Enforcement Against Non-U.S. Companies

In recent years, the DOJ has increased its enforcement efforts outside U.S. borders and appears increasingly willing to bring cases against foreign issuers. However, foreign corporations that are not issuers have also been prosecuted. In February 2007, three wholly owned subsidiaries of the UK-based Vetco International Limited pleaded guilty to violation of the antibribery provisions of the FCPA and were fined a total of U.S.$26 million. The DOJ commented, in relation to the earlier Vetco Gray prosecution, that the DOJ “will continue its efforts to assure a level playing field for businesses operating abroad”.

Public Versus Private— Where Is the Line?

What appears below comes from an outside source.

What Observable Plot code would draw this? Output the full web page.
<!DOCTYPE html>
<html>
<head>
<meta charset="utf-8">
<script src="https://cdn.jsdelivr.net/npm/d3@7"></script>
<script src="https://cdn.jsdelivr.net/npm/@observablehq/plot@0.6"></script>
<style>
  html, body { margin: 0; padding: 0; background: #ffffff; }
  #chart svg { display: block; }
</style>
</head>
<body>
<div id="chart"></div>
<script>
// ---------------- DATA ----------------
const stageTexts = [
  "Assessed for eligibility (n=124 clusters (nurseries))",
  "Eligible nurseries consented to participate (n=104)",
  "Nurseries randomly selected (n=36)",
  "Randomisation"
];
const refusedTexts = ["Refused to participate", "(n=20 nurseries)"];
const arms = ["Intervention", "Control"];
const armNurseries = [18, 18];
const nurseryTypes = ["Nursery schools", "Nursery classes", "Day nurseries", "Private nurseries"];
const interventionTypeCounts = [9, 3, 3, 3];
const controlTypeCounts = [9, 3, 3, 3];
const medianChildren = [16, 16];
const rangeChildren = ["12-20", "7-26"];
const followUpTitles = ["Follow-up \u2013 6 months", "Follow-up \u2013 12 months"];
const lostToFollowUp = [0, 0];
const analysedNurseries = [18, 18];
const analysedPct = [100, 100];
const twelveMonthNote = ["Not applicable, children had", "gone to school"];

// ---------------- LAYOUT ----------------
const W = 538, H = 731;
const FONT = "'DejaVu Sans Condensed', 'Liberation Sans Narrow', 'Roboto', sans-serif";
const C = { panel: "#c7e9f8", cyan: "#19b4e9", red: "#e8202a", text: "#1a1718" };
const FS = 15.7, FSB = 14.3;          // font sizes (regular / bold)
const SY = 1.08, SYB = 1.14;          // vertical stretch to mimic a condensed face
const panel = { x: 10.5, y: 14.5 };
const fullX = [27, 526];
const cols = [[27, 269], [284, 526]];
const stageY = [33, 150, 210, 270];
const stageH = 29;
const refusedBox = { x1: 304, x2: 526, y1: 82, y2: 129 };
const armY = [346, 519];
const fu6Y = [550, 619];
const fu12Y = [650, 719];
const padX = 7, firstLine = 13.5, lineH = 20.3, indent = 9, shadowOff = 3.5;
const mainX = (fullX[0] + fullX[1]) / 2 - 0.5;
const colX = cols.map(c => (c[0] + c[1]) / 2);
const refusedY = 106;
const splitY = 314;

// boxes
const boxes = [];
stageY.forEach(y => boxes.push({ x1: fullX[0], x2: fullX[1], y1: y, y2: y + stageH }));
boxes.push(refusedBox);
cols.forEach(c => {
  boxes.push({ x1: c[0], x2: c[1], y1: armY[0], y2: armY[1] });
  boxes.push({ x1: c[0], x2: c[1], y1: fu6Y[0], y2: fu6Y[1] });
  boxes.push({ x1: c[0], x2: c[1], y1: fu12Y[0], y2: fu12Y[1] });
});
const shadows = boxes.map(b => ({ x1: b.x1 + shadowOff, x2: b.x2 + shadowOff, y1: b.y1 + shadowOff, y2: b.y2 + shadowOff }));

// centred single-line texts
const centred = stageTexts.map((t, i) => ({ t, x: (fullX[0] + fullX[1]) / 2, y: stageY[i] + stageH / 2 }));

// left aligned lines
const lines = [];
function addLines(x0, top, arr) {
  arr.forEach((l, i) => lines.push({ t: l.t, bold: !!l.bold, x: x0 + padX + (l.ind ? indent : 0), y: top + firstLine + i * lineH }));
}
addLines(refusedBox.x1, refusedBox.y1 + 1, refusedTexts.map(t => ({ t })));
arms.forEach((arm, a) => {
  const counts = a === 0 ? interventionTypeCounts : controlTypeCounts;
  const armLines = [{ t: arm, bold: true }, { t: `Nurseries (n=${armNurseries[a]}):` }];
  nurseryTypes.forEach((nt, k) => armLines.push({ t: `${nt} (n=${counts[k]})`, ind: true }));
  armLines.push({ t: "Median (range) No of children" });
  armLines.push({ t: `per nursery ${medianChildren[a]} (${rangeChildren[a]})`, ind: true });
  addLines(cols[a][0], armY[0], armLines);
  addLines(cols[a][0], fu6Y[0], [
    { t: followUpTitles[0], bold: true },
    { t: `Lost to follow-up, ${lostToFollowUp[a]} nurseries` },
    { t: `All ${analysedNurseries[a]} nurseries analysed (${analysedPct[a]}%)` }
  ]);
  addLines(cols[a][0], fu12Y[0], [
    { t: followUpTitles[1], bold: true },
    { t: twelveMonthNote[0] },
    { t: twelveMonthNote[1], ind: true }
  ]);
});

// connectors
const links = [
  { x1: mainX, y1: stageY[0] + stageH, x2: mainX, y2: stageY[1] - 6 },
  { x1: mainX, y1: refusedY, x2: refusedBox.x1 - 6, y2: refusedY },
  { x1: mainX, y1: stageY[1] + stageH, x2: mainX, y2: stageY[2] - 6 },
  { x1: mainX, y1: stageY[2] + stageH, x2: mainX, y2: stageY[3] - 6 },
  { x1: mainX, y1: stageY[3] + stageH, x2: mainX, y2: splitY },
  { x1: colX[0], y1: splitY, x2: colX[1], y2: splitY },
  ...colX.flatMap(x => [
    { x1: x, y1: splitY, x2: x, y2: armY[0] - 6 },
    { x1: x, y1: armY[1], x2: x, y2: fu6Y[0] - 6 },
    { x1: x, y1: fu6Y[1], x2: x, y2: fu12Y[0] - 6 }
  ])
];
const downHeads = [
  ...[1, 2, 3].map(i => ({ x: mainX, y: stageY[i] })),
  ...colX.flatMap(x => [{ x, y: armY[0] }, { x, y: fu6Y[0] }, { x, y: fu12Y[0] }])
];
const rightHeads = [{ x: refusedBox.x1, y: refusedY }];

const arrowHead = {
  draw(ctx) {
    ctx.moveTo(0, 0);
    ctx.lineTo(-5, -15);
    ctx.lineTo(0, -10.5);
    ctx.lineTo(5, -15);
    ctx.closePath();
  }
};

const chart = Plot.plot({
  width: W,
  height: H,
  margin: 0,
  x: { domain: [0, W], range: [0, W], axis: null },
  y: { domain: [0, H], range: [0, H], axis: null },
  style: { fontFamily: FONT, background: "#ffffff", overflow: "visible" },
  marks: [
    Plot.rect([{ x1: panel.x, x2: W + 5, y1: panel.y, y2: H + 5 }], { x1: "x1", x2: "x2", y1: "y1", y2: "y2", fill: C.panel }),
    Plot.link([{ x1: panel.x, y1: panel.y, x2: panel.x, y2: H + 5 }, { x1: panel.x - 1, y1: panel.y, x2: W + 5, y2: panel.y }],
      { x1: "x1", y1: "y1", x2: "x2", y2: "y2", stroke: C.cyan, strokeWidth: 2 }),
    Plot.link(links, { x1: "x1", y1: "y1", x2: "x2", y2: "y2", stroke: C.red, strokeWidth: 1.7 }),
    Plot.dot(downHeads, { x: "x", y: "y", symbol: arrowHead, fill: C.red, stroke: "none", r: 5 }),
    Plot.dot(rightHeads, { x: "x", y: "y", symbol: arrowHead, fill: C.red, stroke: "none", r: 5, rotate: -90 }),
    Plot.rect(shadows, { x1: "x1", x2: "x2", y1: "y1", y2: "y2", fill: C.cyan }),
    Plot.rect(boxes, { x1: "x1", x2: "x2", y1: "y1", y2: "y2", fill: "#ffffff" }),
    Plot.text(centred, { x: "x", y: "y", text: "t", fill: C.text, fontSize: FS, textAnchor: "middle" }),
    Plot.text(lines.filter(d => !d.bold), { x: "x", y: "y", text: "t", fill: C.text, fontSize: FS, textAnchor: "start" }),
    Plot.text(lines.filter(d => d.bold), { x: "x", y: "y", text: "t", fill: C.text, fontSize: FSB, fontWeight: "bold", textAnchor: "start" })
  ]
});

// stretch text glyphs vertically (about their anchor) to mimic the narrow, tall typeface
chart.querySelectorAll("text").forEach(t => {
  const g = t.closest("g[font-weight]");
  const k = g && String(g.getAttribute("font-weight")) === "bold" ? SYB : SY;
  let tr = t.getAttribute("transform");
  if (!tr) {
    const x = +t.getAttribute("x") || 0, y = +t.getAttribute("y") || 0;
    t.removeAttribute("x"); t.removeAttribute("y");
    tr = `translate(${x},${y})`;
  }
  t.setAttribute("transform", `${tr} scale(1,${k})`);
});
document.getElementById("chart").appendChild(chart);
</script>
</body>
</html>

The anti-bribery provisions of the FCPA criminalise payments to foreign government officials, political party officials and candidates for public office. However, in some countries there is no sharp delineation between public officials and private companies or individuals. In China, for example, many large companies are state owned or controlled, and government officials play an active role in commerce. The difficulty of distinguishing “public” from “private” increases the risk that a payment or gift to an individual in connection with business may be regarded as a violation of the FCPA. Local cultural and legal knowledge are critical to avoiding such problems.

Cultural Differences

Transparency International’s 2007 Corruption Perception Index suggests that corruption is perceived to be unacceptably tolerated amongst countries which are well established important trading partners for U.S. companies. Examples include Russia, Brazil, China and Saudi Arabia.

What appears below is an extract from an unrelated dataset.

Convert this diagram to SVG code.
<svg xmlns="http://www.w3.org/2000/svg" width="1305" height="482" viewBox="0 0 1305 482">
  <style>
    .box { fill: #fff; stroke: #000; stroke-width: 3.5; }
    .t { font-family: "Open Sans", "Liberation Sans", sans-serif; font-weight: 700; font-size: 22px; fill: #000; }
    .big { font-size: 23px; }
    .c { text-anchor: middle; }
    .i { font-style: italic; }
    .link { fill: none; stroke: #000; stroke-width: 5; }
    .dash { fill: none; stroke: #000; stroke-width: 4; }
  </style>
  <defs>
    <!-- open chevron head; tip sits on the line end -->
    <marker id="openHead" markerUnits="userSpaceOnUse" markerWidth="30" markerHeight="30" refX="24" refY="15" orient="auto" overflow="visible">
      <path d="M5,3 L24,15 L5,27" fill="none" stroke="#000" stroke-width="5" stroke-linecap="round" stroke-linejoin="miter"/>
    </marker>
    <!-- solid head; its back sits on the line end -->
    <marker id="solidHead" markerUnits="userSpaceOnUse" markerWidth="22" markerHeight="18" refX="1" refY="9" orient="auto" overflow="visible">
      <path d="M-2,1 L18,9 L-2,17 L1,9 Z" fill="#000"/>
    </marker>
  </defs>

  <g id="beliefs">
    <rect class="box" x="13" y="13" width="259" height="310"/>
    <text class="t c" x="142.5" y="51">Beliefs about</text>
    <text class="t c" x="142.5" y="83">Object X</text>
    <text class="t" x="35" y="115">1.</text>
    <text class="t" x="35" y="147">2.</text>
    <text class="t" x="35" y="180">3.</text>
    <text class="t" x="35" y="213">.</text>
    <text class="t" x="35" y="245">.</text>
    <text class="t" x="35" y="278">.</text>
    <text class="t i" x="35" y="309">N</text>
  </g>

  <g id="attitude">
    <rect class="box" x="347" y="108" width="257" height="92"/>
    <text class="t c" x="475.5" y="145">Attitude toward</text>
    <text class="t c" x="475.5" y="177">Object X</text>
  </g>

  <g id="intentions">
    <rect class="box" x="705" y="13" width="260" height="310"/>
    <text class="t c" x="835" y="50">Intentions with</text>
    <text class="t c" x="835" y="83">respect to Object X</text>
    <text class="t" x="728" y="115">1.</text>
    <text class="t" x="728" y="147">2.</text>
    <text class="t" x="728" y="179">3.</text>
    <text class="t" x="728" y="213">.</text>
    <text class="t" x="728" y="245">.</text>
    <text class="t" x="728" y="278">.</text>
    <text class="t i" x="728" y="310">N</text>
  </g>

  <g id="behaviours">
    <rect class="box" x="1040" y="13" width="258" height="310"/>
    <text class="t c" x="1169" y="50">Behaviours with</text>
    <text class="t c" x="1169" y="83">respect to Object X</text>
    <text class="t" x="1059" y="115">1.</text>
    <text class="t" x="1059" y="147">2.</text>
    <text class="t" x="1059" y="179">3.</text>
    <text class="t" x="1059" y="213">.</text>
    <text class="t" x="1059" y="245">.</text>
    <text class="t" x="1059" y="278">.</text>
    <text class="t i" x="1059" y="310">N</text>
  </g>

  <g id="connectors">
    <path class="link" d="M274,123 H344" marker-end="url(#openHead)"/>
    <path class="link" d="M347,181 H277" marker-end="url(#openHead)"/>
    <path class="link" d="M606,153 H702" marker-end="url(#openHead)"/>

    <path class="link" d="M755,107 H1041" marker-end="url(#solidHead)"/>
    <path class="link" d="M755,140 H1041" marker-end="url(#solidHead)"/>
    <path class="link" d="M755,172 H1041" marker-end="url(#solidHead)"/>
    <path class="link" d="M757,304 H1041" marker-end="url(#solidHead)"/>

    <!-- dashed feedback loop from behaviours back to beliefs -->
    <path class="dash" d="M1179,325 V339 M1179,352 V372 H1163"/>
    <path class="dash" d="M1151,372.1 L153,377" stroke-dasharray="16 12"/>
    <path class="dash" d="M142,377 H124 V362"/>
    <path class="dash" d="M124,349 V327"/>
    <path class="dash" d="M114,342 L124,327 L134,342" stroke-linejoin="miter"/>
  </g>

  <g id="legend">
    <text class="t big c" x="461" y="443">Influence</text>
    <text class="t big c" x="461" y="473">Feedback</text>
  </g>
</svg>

The supply side of corruption is also highly important. Traditionally, European businesses have been more tolerant of overseas bribery payments, which were legal and tax deductible in many European countries until relatively recently. The OECD’s efforts notwithstanding, outdated attitudes may linger amongst employees who regard payments to overseas public officials as merely a cost of doing business. Re-education of business executives as to the new rules is critical to any effective compliance program.

Avoiding Liability in M&A, Investments and Business Transactions

A careful assessment of potential FCPA violations and the robustness of internal accounting controls is now a critical part of due diligence before any acquisition, joint venture or equity investment involving transnational activities. Liability may arise from either acquiring a company with past violations, or by acquiring or jointventuring with a company without an effective compliance program and which commits violations before the acquirer/partner can institute appropriate controls over the business.

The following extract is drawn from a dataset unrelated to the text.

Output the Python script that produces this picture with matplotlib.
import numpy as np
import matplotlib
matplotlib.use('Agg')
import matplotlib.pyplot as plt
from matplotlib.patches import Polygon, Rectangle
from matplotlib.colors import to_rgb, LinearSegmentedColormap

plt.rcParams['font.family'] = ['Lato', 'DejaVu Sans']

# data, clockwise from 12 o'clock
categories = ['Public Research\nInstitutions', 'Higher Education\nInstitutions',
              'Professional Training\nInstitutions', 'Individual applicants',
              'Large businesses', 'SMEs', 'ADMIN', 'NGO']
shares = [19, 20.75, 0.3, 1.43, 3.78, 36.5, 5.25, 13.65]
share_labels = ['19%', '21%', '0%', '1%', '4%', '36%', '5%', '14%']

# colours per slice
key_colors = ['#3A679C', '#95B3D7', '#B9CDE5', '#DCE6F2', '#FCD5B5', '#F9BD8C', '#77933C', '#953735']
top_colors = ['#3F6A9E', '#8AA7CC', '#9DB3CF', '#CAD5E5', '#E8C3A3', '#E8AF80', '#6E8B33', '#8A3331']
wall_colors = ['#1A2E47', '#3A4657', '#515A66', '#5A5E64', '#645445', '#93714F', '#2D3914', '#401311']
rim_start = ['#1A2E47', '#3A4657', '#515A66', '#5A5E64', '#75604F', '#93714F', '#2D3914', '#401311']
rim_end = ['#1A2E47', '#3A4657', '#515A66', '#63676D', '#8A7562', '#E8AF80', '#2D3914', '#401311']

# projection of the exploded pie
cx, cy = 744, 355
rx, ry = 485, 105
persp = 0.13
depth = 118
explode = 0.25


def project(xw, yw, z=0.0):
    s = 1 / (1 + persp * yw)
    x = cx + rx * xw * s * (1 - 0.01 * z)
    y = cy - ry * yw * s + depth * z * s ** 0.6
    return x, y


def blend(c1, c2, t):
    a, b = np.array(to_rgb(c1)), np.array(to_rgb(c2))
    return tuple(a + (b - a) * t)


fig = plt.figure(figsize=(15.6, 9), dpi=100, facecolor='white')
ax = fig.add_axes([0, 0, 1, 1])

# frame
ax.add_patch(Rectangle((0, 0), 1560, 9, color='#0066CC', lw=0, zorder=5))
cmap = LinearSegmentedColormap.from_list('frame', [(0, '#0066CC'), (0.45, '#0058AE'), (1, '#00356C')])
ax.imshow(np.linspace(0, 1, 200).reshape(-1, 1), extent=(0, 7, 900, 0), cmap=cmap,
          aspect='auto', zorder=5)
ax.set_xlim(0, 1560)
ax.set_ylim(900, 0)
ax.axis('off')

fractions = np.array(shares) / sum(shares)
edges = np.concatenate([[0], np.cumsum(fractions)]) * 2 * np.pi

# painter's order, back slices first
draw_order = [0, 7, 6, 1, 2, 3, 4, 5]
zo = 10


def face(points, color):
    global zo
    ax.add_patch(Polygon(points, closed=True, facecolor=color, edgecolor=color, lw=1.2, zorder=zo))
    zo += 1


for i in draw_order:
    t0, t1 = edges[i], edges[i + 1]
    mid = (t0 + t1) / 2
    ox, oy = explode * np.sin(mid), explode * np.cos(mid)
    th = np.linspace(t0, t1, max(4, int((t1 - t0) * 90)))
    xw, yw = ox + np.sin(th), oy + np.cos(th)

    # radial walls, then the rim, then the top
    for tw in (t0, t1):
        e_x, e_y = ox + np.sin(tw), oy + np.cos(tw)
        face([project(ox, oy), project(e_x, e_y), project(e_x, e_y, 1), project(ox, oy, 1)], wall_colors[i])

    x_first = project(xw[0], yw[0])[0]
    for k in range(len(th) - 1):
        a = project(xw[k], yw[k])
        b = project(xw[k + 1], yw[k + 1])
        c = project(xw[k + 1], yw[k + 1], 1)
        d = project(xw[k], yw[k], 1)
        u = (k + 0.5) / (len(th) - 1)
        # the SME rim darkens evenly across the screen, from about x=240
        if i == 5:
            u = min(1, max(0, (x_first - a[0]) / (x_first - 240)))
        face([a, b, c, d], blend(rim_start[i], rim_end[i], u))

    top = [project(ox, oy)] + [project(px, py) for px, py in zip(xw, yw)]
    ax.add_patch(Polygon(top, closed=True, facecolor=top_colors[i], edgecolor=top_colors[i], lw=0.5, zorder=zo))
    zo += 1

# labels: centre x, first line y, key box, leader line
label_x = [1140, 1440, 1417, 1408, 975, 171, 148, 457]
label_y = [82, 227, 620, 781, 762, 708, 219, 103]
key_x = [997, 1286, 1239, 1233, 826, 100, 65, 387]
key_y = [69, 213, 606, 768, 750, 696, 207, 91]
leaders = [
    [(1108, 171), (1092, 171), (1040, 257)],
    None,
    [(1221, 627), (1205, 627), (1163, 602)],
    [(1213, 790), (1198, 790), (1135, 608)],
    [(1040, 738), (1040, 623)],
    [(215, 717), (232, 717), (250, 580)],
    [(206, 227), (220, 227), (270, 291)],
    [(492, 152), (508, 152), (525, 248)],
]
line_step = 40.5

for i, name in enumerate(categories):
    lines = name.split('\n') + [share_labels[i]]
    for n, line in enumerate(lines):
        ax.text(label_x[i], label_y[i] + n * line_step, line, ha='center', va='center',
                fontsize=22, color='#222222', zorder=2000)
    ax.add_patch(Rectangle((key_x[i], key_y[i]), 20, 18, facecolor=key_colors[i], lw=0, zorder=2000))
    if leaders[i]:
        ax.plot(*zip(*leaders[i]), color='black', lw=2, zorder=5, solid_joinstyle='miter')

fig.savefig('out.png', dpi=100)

Equity investors such as hedge funds, which may at times have no interest in company management, are also at risk. In July 2007, New Yorkbased Omega Partners Inc. reached a criminal settlement arising from an investment in the privatisation of an Azerbaijani state-owned company. Omega’s liability arose merely from the knowledge of one of its former employees that corruption was taking place. Omega agreed to a civil penalty of U.S.$500,000.

The FCPA should be considered in all equity investments, even of minority interests, although the degree of risk will vary depending on several factors. The key to avoiding liability is to identify and thoroughly understand potential weaknesses, immediately implement a robust and effective compliance program, and very carefully consider self-reporting where necessary.